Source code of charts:
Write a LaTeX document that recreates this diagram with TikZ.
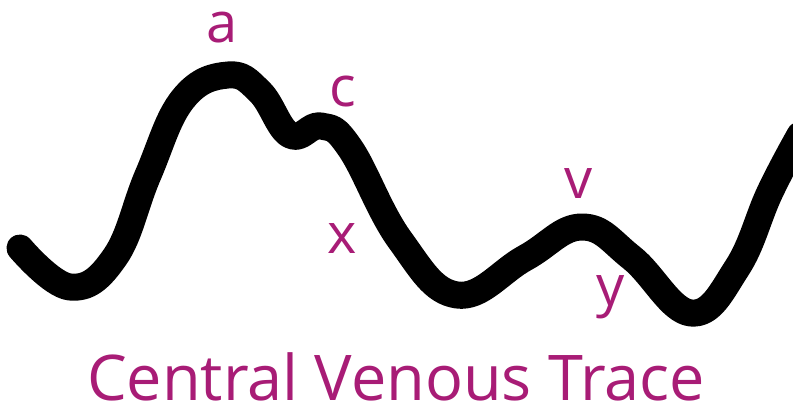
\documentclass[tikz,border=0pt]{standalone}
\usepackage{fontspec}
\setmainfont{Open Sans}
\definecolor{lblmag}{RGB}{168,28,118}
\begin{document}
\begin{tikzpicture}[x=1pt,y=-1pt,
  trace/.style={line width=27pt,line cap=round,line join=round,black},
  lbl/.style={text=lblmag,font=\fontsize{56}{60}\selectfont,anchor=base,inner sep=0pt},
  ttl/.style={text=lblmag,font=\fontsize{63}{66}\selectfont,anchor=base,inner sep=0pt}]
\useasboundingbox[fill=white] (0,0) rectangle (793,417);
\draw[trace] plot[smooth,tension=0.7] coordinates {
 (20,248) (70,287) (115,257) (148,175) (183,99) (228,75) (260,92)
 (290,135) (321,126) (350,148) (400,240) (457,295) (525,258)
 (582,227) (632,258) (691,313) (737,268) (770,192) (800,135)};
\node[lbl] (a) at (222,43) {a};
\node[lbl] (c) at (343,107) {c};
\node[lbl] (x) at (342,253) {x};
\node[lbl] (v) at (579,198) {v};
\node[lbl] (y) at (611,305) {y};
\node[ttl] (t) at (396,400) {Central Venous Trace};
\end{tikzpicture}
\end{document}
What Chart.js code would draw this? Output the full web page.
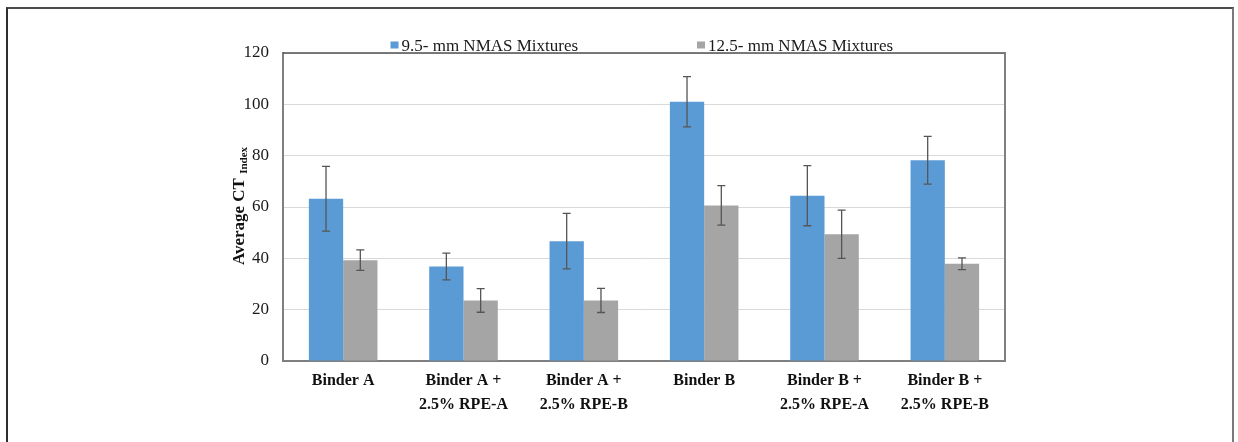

◆ **Your objective**: Without the pictures, return all the records precisely as they stand.

◆ **Final answer**:
Write a LaTeX document that recreates this diagram with TikZ.
\documentclass[tikz,border=0pt]{standalone}
\usepackage{fontspec}
\setmainfont{Open Sans}
\definecolor{lblmag}{RGB}{168,28,118}
\begin{document}
\begin{tikzpicture}[x=1pt,y=-1pt,
  trace/.style={line width=27pt,line cap=round,line join=round,black},
  lbl/.style={text=lblmag,font=\fontsize{56}{60}\selectfont,anchor=base,inner sep=0pt},
  ttl/.style={text=lblmag,font=\fontsize{63}{66}\selectfont,anchor=base,inner sep=0pt}]
\useasboundingbox[fill=white] (0,0) rectangle (793,417);
\draw[trace] plot[smooth,tension=0.7] coordinates {
 (20,248) (70,287) (115,257) (148,175) (183,99) (228,75) (260,92)
 (290,135) (321,126) (350,148) (400,240) (457,295) (525,258)
 (582,227) (632,258) (691,313) (737,268) (770,192) (800,135)};
\node[lbl] (a) at (222,43) {a};
\node[lbl] (c) at (343,107) {c};
\node[lbl] (x) at (342,253) {x};
\node[lbl] (v) at (579,198) {v};
\node[lbl] (y) at (611,305) {y};
\node[ttl] (t) at (396,400) {Central Venous Trace};
\end{tikzpicture}
\end{document}
What Chart.js code would draw this? Output the full web page.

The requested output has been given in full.